*DATA EXCERPTS:*
_____
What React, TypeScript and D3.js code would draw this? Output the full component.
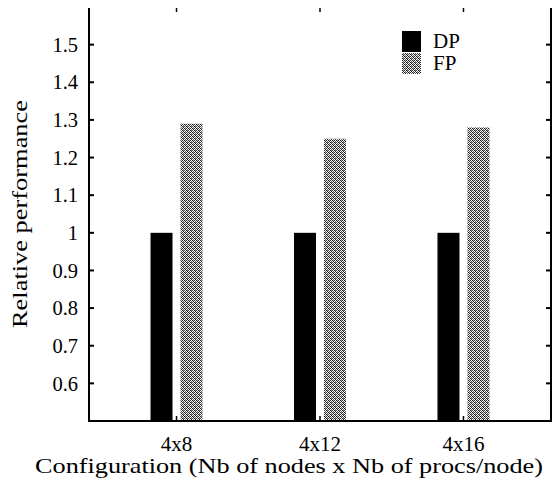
import React, { useRef, useEffect } from "react";
import * as d3 from "d3";

const categories = ["4x8", "4x12", "4x16"];
const dpValues = [1.0, 1.0, 1.0];
const fpValues = [1.29, 1.25, 1.28];
const yTicks = [0.6, 0.7, 0.8, 0.9, 1, 1.1, 1.2, 1.3, 1.4, 1.5];
const seriesNames = ["DP", "FP"];

const width = 560;
const height = 484;
const margin = { top: 7, right: 9, bottom: 63, left: 89 };
const font = "'Liberation Serif', 'DejaVu Serif', 'Times New Roman', serif";

const App: React.FC = () => {
  const svgRef = useRef<SVGSVGElement | null>(null);

  useEffect(() => {
    if (!svgRef.current) return;
    const svg = d3.select(svgRef.current);
    svg.selectAll("*").remove();

    // dithered grey fill for FP
    const defs = svg.append("defs");
    const pat = defs
      .append("pattern")
      .attr("id", "dither")
      .attr("width", 4)
      .attr("height", 4)
      .attr("patternUnits", "userSpaceOnUse");
    pat.append("rect").attr("width", 4).attr("height", 4).attr("fill", "#fff");
    const cells = [
      [0, 0, "#111"], [2, 0, "#333"], [1, 1, "#222"], [3, 1, "#555"],
      [0, 2, "#444"], [2, 2, "#111"], [1, 3, "#666"], [3, 3, "#222"],
      [1, 0, "#bbb"], [3, 2, "#999"],
    ] as [number, number, string][];
    cells.forEach(([cx, cy, c]) =>
      pat.append("rect").attr("x", cx).attr("y", cy).attr("width", 1).attr("height", 1).attr("fill", c)
    );

    const x = d3
      .scalePoint<string>()
      .domain(categories)
      .range([margin.left, width - margin.right])
      .padding(0.61);

    const y = d3
      .scaleLinear()
      .domain([0.5, 1.6])
      .range([height - margin.bottom, margin.top]);

    const barW = 22;

    svg
      .append("g")
      .selectAll("rect")
      .data(dpValues)
      .join("rect")
      .attr("x", (_, i) => (x(categories[i]) as number) - 26)
      .attr("y", (d) => y(d))
      .attr("width", barW)
      .attr("height", (d) => y(0.5) - y(d))
      .attr("fill", "#000");

    svg
      .append("g")
      .selectAll("rect")
      .data(fpValues)
      .join("rect")
      .attr("x", (_, i) => (x(categories[i]) as number) + 4)
      .attr("y", (d) => y(d))
      .attr("width", barW)
      .attr("height", (d) => y(0.5) - y(d))
      .attr("fill", "url(#dither)");

    // frame
    svg
      .append("rect")
      .attr("x", margin.left)
      .attr("y", margin.top)
      .attr("width", width - margin.left - margin.right)
      .attr("height", height - margin.top - margin.bottom)
      .attr("fill", "none")
      .attr("stroke", "#000")
      .attr("stroke-width", 2);

    // y ticks (inward, both sides)
    const yAx = svg.append("g").style("font-family", font).attr("font-size", 20.5);
    yTicks.forEach((t) => {
      yAx.append("line").attr("x1", margin.left).attr("x2", margin.left + 5)
        .attr("y1", y(t)).attr("y2", y(t)).attr("stroke", "#000").attr("stroke-width", 2);
      yAx.append("line").attr("x1", width - margin.right).attr("x2", width - margin.right - 5)
        .attr("y1", y(t)).attr("y2", y(t)).attr("stroke", "#000").attr("stroke-width", 2);
      yAx.append("text").attr("x", margin.left - 11).attr("y", y(t)).attr("dy", "0.35em")
        .attr("text-anchor", "end").text(d3.format("")(t));
    });

    // x ticks
    const xAx = svg.append("g").style("font-family", font).attr("font-size", 21);
    categories.forEach((c) => {
      const cx = x(c) as number;
      xAx.append("line").attr("x1", cx).attr("x2", cx)
        .attr("y1", height - margin.bottom).attr("y2", height - margin.bottom - 5)
        .attr("stroke", "#000").attr("stroke-width", 1.5);
      xAx.append("line").attr("x1", cx).attr("x2", cx)
        .attr("y1", margin.top).attr("y2", margin.top + 5)
        .attr("stroke", "#000").attr("stroke-width", 1.5);
      xAx.append("text").attr("x", cx).attr("y", height - margin.bottom + 30)
        .attr("text-anchor", "middle").text(c);
    });

    // axis titles
    svg.append("text")
      .attr("x", 289)
      .attr("y", 473)
      .attr("text-anchor", "middle")
      .style("font-family", font)
      .attr("font-size", 21.5)
      .attr("textLength", 508)
      .attr("lengthAdjust", "spacingAndGlyphs")
      .text("Configuration (Nb of nodes x Nb of procs/node)");

    svg.append("text")
      .attr("transform", `translate(27,214) rotate(-90)`)
      .attr("text-anchor", "middle")
      .style("font-family", font)
      .attr("font-size", 21.5)
      .attr("textLength", 228)
      .attr("lengthAdjust", "spacingAndGlyphs")
      .text("Relative performance");

    // legend
    const fills = ["#000", "url(#dither)"];
    const lg = svg.append("g").style("font-family", font).attr("font-size", 21);
    seriesNames.forEach((s, i) => {
      lg.append("rect").attr("x", 402).attr("y", 31 + i * 22).attr("width", 19).attr("height", 21)
        .attr("fill", fills[i]);
      lg.append("text").attr("x", 433).attr("y", 48 + i * 22).text(s);
    });
  }, []);

  return <svg ref={svgRef} width={width} height={height} style={{ display: "block", margin: "-8px 0 0 -8px" }} />;
};

export default App;
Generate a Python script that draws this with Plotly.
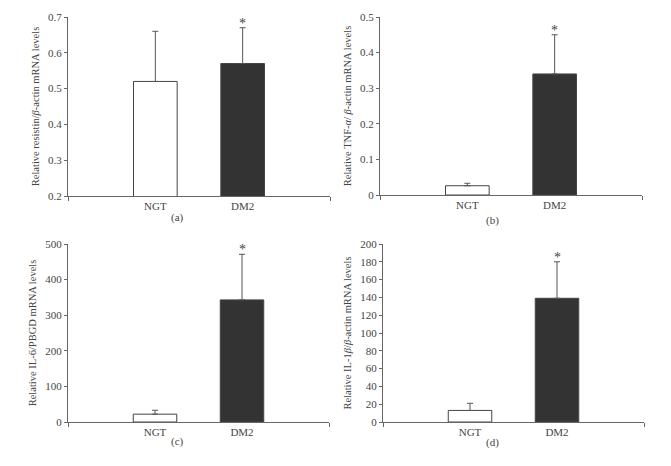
_____
*SET EXERCISE:* Leave out the pictures and return every record word for word.

*EXPECTED ANSWER:*
What React, TypeScript and D3.js code would draw this? Output the full component.
import React, { useRef, useEffect } from "react";
import * as d3 from "d3";

const categories = ["4x8", "4x12", "4x16"];
const dpValues = [1.0, 1.0, 1.0];
const fpValues = [1.29, 1.25, 1.28];
const yTicks = [0.6, 0.7, 0.8, 0.9, 1, 1.1, 1.2, 1.3, 1.4, 1.5];
const seriesNames = ["DP", "FP"];

const width = 560;
const height = 484;
const margin = { top: 7, right: 9, bottom: 63, left: 89 };
const font = "'Liberation Serif', 'DejaVu Serif', 'Times New Roman', serif";

const App: React.FC = () => {
  const svgRef = useRef<SVGSVGElement | null>(null);

  useEffect(() => {
    if (!svgRef.current) return;
    const svg = d3.select(svgRef.current);
    svg.selectAll("*").remove();

    // dithered grey fill for FP
    const defs = svg.append("defs");
    const pat = defs
      .append("pattern")
      .attr("id", "dither")
      .attr("width", 4)
      .attr("height", 4)
      .attr("patternUnits", "userSpaceOnUse");
    pat.append("rect").attr("width", 4).attr("height", 4).attr("fill", "#fff");
    const cells = [
      [0, 0, "#111"], [2, 0, "#333"], [1, 1, "#222"], [3, 1, "#555"],
      [0, 2, "#444"], [2, 2, "#111"], [1, 3, "#666"], [3, 3, "#222"],
      [1, 0, "#bbb"], [3, 2, "#999"],
    ] as [number, number, string][];
    cells.forEach(([cx, cy, c]) =>
      pat.append("rect").attr("x", cx).attr("y", cy).attr("width", 1).attr("height", 1).attr("fill", c)
    );

    const x = d3
      .scalePoint<string>()
      .domain(categories)
      .range([margin.left, width - margin.right])
      .padding(0.61);

    const y = d3
      .scaleLinear()
      .domain([0.5, 1.6])
      .range([height - margin.bottom, margin.top]);

    const barW = 22;

    svg
      .append("g")
      .selectAll("rect")
      .data(dpValues)
      .join("rect")
      .attr("x", (_, i) => (x(categories[i]) as number) - 26)
      .attr("y", (d) => y(d))
      .attr("width", barW)
      .attr("height", (d) => y(0.5) - y(d))
      .attr("fill", "#000");

    svg
      .append("g")
      .selectAll("rect")
      .data(fpValues)
      .join("rect")
      .attr("x", (_, i) => (x(categories[i]) as number) + 4)
      .attr("y", (d) => y(d))
      .attr("width", barW)
      .attr("height", (d) => y(0.5) - y(d))
      .attr("fill", "url(#dither)");

    // frame
    svg
      .append("rect")
      .attr("x", margin.left)
      .attr("y", margin.top)
      .attr("width", width - margin.left - margin.right)
      .attr("height", height - margin.top - margin.bottom)
      .attr("fill", "none")
      .attr("stroke", "#000")
      .attr("stroke-width", 2);

    // y ticks (inward, both sides)
    const yAx = svg.append("g").style("font-family", font).attr("font-size", 20.5);
    yTicks.forEach((t) => {
      yAx.append("line").attr("x1", margin.left).attr("x2", margin.left + 5)
        .attr("y1", y(t)).attr("y2", y(t)).attr("stroke", "#000").attr("stroke-width", 2);
      yAx.append("line").attr("x1", width - margin.right).attr("x2", width - margin.right - 5)
        .attr("y1", y(t)).attr("y2", y(t)).attr("stroke", "#000").attr("stroke-width", 2);
      yAx.append("text").attr("x", margin.left - 11).attr("y", y(t)).attr("dy", "0.35em")
        .attr("text-anchor", "end").text(d3.format("")(t));
    });

    // x ticks
    const xAx = svg.append("g").style("font-family", font).attr("font-size", 21);
    categories.forEach((c) => {
      const cx = x(c) as number;
      xAx.append("line").attr("x1", cx).attr("x2", cx)
        .attr("y1", height - margin.bottom).attr("y2", height - margin.bottom - 5)
        .attr("stroke", "#000").attr("stroke-width", 1.5);
      xAx.append("line").attr("x1", cx).attr("x2", cx)
        .attr("y1", margin.top).attr("y2", margin.top + 5)
        .attr("stroke", "#000").attr("stroke-width", 1.5);
      xAx.append("text").attr("x", cx).attr("y", height - margin.bottom + 30)
        .attr("text-anchor", "middle").text(c);
    });

    // axis titles
    svg.append("text")
      .attr("x", 289)
      .attr("y", 473)
      .attr("text-anchor", "middle")
      .style("font-family", font)
      .attr("font-size", 21.5)
      .attr("textLength", 508)
      .attr("lengthAdjust", "spacingAndGlyphs")
      .text("Configuration (Nb of nodes x Nb of procs/node)");

    svg.append("text")
      .attr("transform", `translate(27,214) rotate(-90)`)
      .attr("text-anchor", "middle")
      .style("font-family", font)
      .attr("font-size", 21.5)
      .attr("textLength", 228)
      .attr("lengthAdjust", "spacingAndGlyphs")
      .text("Relative performance");

    // legend
    const fills = ["#000", "url(#dither)"];
    const lg = svg.append("g").style("font-family", font).attr("font-size", 21);
    seriesNames.forEach((s, i) => {
      lg.append("rect").attr("x", 402).attr("y", 31 + i * 22).attr("width", 19).attr("height", 21)
        .attr("fill", fills[i]);
      lg.append("text").attr("x", 433).attr("y", 48 + i * 22).text(s);
    });
  }, []);

  return <svg ref={svgRef} width={width} height={height} style={{ display: "block", margin: "-8px 0 0 -8px" }} />;
};

export default App;
Generate a Python script that draws this with Plotly.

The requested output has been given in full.